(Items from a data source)
>> Begin

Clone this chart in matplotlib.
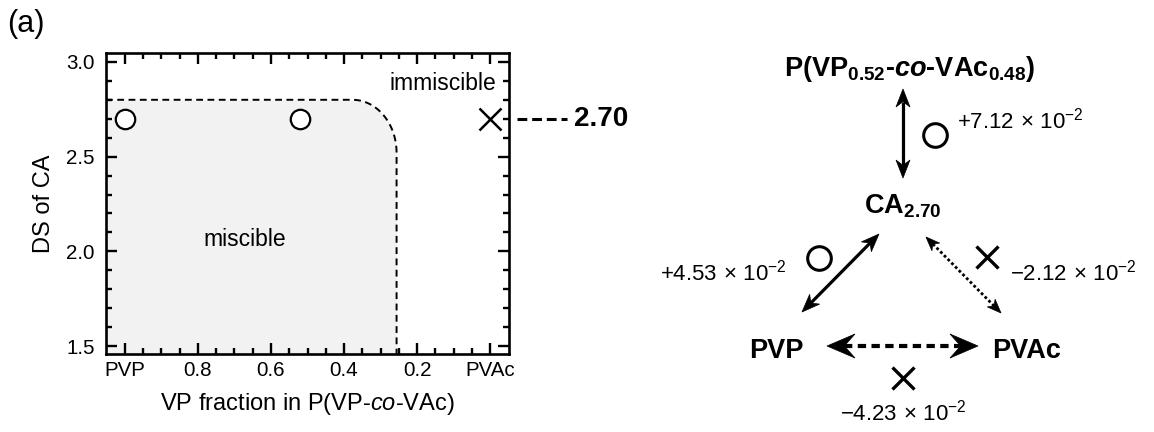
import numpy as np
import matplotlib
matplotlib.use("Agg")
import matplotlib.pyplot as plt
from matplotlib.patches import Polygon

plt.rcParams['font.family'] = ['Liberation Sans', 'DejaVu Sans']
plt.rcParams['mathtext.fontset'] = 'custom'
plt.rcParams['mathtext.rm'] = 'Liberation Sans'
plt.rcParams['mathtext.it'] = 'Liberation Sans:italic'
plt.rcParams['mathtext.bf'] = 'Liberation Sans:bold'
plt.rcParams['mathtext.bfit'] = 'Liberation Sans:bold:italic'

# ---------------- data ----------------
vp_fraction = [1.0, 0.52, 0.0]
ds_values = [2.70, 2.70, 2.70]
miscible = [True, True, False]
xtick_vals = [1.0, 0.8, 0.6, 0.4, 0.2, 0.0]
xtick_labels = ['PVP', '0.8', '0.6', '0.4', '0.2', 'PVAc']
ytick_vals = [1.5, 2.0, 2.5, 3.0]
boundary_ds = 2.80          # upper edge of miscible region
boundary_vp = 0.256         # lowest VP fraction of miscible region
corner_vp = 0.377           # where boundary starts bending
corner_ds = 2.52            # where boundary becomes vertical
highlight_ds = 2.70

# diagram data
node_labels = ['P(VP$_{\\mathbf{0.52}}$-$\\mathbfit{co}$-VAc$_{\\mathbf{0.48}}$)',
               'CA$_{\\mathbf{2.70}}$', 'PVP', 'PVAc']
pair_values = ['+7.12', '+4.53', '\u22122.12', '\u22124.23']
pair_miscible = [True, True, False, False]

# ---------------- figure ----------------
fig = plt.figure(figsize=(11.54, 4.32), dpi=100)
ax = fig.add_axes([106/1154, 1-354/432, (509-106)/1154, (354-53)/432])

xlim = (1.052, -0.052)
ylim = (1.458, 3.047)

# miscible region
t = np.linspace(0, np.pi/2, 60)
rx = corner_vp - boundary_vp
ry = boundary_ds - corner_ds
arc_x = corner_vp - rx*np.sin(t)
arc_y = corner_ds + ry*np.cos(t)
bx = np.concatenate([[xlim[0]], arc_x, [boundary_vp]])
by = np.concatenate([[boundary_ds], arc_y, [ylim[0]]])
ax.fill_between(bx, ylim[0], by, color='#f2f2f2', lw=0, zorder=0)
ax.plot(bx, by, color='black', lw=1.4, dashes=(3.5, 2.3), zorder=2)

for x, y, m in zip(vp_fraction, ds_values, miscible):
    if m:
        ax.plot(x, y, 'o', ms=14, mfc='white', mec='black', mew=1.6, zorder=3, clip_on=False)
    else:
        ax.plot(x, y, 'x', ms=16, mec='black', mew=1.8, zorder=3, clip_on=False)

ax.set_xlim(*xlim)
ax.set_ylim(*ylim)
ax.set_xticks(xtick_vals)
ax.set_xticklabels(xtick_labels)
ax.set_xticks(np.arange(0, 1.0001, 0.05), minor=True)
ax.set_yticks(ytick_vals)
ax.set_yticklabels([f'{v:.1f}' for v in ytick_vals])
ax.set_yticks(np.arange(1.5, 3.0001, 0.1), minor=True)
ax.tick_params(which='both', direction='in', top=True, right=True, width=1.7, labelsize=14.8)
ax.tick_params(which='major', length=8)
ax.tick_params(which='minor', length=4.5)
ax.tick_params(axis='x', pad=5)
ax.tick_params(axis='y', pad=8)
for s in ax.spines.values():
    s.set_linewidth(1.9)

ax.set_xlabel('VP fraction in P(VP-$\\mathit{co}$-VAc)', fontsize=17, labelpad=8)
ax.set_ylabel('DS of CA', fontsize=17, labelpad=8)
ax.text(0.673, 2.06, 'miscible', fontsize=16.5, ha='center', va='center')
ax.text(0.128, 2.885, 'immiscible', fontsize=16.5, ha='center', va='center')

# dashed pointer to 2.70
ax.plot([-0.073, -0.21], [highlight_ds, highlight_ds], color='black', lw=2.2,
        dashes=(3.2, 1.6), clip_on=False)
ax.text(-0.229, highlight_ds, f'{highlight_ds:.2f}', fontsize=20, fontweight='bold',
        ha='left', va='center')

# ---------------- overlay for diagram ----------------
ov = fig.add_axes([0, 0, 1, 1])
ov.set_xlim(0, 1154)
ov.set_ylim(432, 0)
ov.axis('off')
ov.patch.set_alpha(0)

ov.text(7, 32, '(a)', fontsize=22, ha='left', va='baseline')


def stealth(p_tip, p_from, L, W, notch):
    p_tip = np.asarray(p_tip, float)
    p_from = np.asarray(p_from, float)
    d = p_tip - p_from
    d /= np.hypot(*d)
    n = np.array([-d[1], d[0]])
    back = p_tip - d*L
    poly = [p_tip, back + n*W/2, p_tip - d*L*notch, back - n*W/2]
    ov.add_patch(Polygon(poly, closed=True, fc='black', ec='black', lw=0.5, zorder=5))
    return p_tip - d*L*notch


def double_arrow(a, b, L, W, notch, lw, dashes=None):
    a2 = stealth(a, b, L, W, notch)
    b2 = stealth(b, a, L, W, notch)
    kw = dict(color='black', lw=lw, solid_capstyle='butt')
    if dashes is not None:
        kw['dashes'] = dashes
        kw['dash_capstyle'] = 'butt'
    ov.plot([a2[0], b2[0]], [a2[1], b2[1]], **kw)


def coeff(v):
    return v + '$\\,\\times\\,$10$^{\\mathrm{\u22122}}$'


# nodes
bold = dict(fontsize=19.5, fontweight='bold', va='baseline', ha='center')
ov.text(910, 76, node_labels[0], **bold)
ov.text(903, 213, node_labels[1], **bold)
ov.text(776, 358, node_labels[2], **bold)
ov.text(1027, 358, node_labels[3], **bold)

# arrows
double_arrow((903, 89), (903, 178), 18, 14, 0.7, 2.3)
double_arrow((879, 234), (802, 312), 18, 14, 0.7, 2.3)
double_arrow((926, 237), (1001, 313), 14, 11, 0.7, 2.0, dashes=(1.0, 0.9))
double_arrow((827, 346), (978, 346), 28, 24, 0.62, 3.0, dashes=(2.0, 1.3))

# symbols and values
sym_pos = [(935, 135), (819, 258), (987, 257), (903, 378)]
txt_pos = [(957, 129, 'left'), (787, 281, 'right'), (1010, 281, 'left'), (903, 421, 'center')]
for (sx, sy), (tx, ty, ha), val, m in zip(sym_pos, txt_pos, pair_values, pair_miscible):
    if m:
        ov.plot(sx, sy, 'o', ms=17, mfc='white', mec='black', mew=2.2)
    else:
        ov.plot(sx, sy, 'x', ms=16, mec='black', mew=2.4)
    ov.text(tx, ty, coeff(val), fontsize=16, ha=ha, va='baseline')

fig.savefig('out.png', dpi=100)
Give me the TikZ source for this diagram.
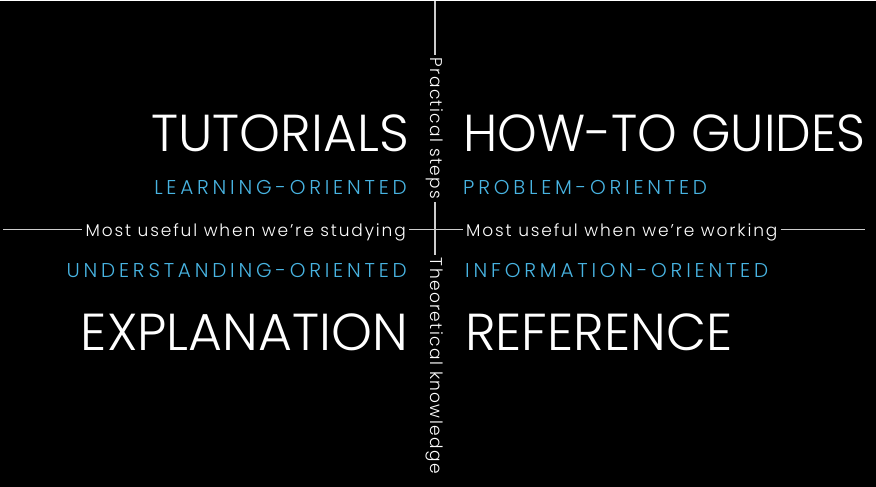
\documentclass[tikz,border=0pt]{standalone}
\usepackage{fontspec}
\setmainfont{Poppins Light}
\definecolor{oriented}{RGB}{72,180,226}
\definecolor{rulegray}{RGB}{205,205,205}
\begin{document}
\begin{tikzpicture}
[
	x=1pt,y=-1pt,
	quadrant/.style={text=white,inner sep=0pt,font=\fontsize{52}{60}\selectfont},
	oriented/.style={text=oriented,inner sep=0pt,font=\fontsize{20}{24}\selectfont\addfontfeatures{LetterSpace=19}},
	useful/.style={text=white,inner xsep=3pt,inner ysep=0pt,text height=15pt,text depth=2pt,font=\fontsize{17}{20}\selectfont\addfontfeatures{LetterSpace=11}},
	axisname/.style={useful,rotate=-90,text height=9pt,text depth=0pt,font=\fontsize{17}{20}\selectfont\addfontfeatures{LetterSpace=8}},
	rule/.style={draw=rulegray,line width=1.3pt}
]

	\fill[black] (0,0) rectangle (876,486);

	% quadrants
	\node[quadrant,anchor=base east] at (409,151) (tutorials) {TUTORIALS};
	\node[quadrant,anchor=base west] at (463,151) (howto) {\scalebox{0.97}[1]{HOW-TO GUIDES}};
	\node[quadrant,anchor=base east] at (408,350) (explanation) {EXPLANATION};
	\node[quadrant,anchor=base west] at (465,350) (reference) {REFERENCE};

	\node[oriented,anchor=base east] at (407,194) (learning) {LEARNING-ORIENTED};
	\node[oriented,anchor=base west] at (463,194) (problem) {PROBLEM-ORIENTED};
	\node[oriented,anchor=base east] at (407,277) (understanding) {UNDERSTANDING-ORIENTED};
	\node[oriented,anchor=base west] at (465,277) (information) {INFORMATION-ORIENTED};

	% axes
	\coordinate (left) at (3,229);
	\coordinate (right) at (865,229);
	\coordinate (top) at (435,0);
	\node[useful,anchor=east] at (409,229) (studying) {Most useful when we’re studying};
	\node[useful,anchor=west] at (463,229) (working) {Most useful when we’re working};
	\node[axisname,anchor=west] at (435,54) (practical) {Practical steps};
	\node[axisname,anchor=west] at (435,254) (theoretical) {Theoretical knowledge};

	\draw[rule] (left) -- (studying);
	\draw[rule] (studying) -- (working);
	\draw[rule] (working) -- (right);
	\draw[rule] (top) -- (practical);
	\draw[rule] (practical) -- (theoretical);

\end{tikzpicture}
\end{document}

>> End

§ **STATED TASK**: Give again, please, precisely the lines that begin the records and run through the line with "highlight_ds = 2.70" in it, keeping both end lines and dropping any pictures.

§ **THE SOLUTION**:
Clone this chart in matplotlib.
import numpy as np
import matplotlib
matplotlib.use("Agg")
import matplotlib.pyplot as plt
from matplotlib.patches import Polygon

plt.rcParams['font.family'] = ['Liberation Sans', 'DejaVu Sans']
plt.rcParams['mathtext.fontset'] = 'custom'
plt.rcParams['mathtext.rm'] = 'Liberation Sans'
plt.rcParams['mathtext.it'] = 'Liberation Sans:italic'
plt.rcParams['mathtext.bf'] = 'Liberation Sans:bold'
plt.rcParams['mathtext.bfit'] = 'Liberation Sans:bold:italic'

# ---------------- data ----------------
vp_fraction = [1.0, 0.52, 0.0]
ds_values = [2.70, 2.70, 2.70]
miscible = [True, True, False]
xtick_vals = [1.0, 0.8, 0.6, 0.4, 0.2, 0.0]
xtick_labels = ['PVP', '0.8', '0.6', '0.4', '0.2', 'PVAc']
ytick_vals = [1.5, 2.0, 2.5, 3.0]
boundary_ds = 2.80          # upper edge of miscible region
boundary_vp = 0.256         # lowest VP fraction of miscible region
corner_vp = 0.377           # where boundary starts bending
corner_ds = 2.52            # where boundary becomes vertical
highlight_ds = 2.70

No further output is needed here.